The Doe's story past that point becomes a cycle of spiraling erratic behavior, paranoia, arrest and even FBI investigations.

At one point John was arrested for terrorist activities as a result of his making repeated harassing telephone calls to public officials who he firmly believed were behind the conspiracy against him.

Sporadic hospitalizations followed, on at least one occasion in the psychiatric facility within the Anchorage jail.

With a formal diagnosis of mental illness, treatable with medications, the family's life would return to something resembling normalcy for periods as long as five years. John met with a counselor, attended group therapy programs, and took the medications that helped him to live a normal life.

Medication presented its own set of problems, however. According to Jane, John did not like taking them and would cease taking them once he felt the disease was under control, or once his treatment was no longer under the jurisdiction of the court as a condition of probation.

Although Jane says her husband never became suicidal or depressed, he would inevitably begin again to experience the manic highs and paranoid delusions that she had come to recognize as symptoms of his disease. When she tried to convince him to resume the medications, he would tell her he did not need the medications any longer to control the disease, and would refuse to take them.

With small children in the house, Jane, in desperation, would ask her husband to stay away from the family home when he was in the manic phases of his disease. She did this not because of any abusive actions, but because she was unable to cope with John's paranoid behaviors and accusations. He would return home only to shower and change clothes. He would lose as many as 15 to 20 pounds during these times.

She remembers on one miserable day receiving a telephone call from an FBI agent who was aware of John's case and concerned about the family. The agent said that John had made 20 harassing phone calls to officials in a single day.

The final cycle came to a crushing climax in the fall of 2002. Jane recognized that John was more out of control than he had been in recent years yet he refused to resume treatment, take his medications, or to acknowledge the disease.

She reached out for help. She went to the Palmer Court House and filed the forms to petition the court for an ex partŽ order for emergency evaluation and involuntary commitment.

Jane waited for a period of time, but because of her job and the necessity to pick up one of her children, she could wait no longer for the judge's ruling. She said that the clerk advised her that the judge did want to meet with her on the record, and an appointment was arranged for the next day.

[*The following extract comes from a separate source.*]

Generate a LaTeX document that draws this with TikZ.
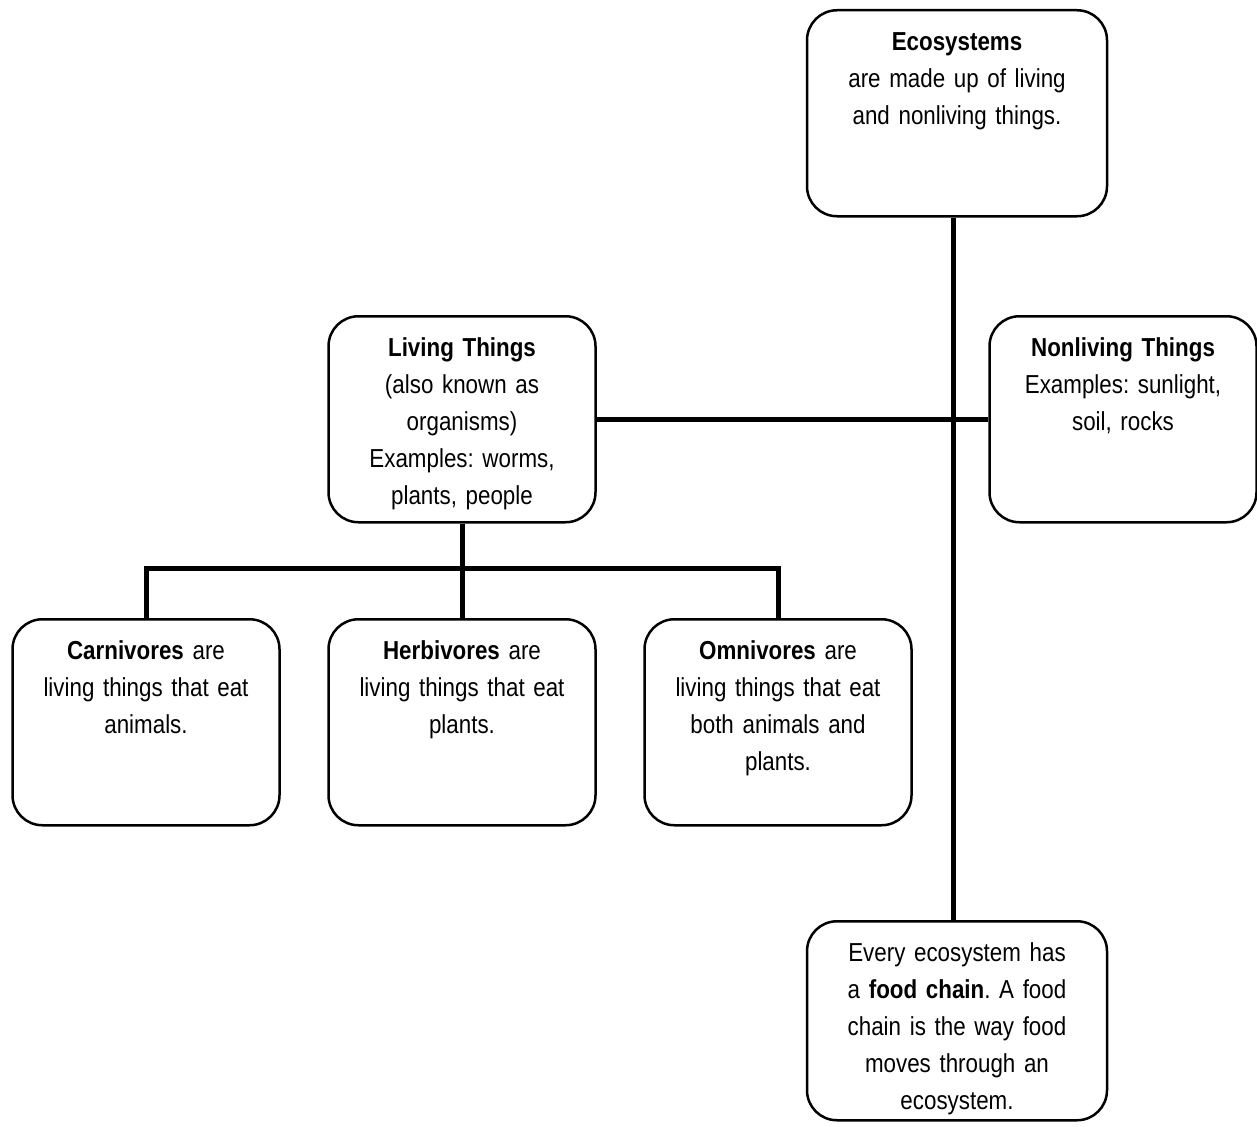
\documentclass[tikz,border=0pt]{standalone}
\usepackage{fontspec}
\setmainfont{Liberation Sans}[FakeStretch=0.86]
\frenchspacing
\usetikzlibrary{positioning}

\tikzset{
  infobox/.style={draw, line width=2.5pt, rounded corners=30pt, anchor=north,
    align=center, inner xsep=0pt, inner ysep=0pt,
    font=\fontsize{26}{37}\selectfont, text height=40pt},
  widebox/.style={infobox, text width=300pt},
  smallbox/.style={infobox, text width=267pt},
  link/.style={line width=5pt}
}

\begin{document}
\begin{tikzpicture}[x=1pt,y=-1pt]
  \useasboundingbox (0,0) rectangle (1257,1126);

  % top and bottom of the main column
  \node[widebox, text depth=166pt] (eco) at (957,9)
    {\textbf{Ecosystems}\\ are made up of living\\ and nonliving things.};
  \node[widebox, text depth=159pt] (chain) at (957,920)
    {Every ecosystem has\\ a \textbf{food chain}. A food\\ chain is the way food\\ moves through an\\ ecosystem.};

  % living and nonliving
  \node[smallbox, text depth=166pt] (living) at (462,315)
    {\textbf{Living Things}\\ (also known as\\ organisms)\\ Examples: worms,\\ plants, people};
  \node[smallbox, text depth=166pt] (nonliving) at (1123,315)
    {\textbf{Nonliving Things}\\ Examples: sunlight,\\ soil, rocks};

  % kinds of living things
  \node[smallbox, text depth=166pt] (carn) at (146,618)
    {\textbf{Carnivores} are\\ living things that eat\\ animals.};
  \node[smallbox, text depth=166pt] (herb) at (462,618)
    {\textbf{Herbivores} are\\ living things that eat\\ plants.};
  \node[smallbox, text depth=166pt] (omni) at (778,618)
    {\textbf{Omnivores} are\\ living things that eat\\ both animals and\\ plants.};

  \coordinate (fork) at (462,568);

  \draw[link] ([xshift=-4pt]eco.south) -- ([xshift=-4pt]chain.north);
  \draw[link] (living.east) -- (nonliving.west);
  \draw[link] (living.south) -- (fork);
  \draw[link] (carn.north) |- (fork) -| (omni.north);
  \draw[link] (fork) -- (herb.north);
\end{tikzpicture}
\end{document}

Later that day she called the Alaska State Troopers and asked them to find her husband and take him into protective custody, but could not tell them where to look for him. She was discouraged when she was told that they would look for him, but would not be able to take him into custody unless he clearly presented imminent and immediate danger to himself or others.

"I know him better than anyone else," she said, pain and frustration in her voice as she recalled the events.

Later that evening she received the call that her husband had been critically injured in an accident as a result of delusional behavior, and had been taken to a hospital. He would later be transferred to an out-of-state hospital for months of treatment of his serious physical injuries and his mental illness. He remains there as this newspaper goes to press, leaving his wife alone in Alaska to care for the couple's children.

Although she hopes for the best when her husband is able to return to Alaska and his family, Jane is concerned that the disastrous cycle could resume once John is out from under medical or court supervision of his treatment.

How would she like to see the mental health system be more responsive to the needs of families with problems such as theirs?

"I would want the system to provide for continued supervision and monitoring of treatment and medication," she answered. Her husband's history has taught her that only outside supervision can help him to remain on an even keel.

For the Does, and for other Alaskan families facing this cycle of despair, however, the system as it stands today provides only voluntary services once a patient who has not committed a crime has been discharged from residential treatment.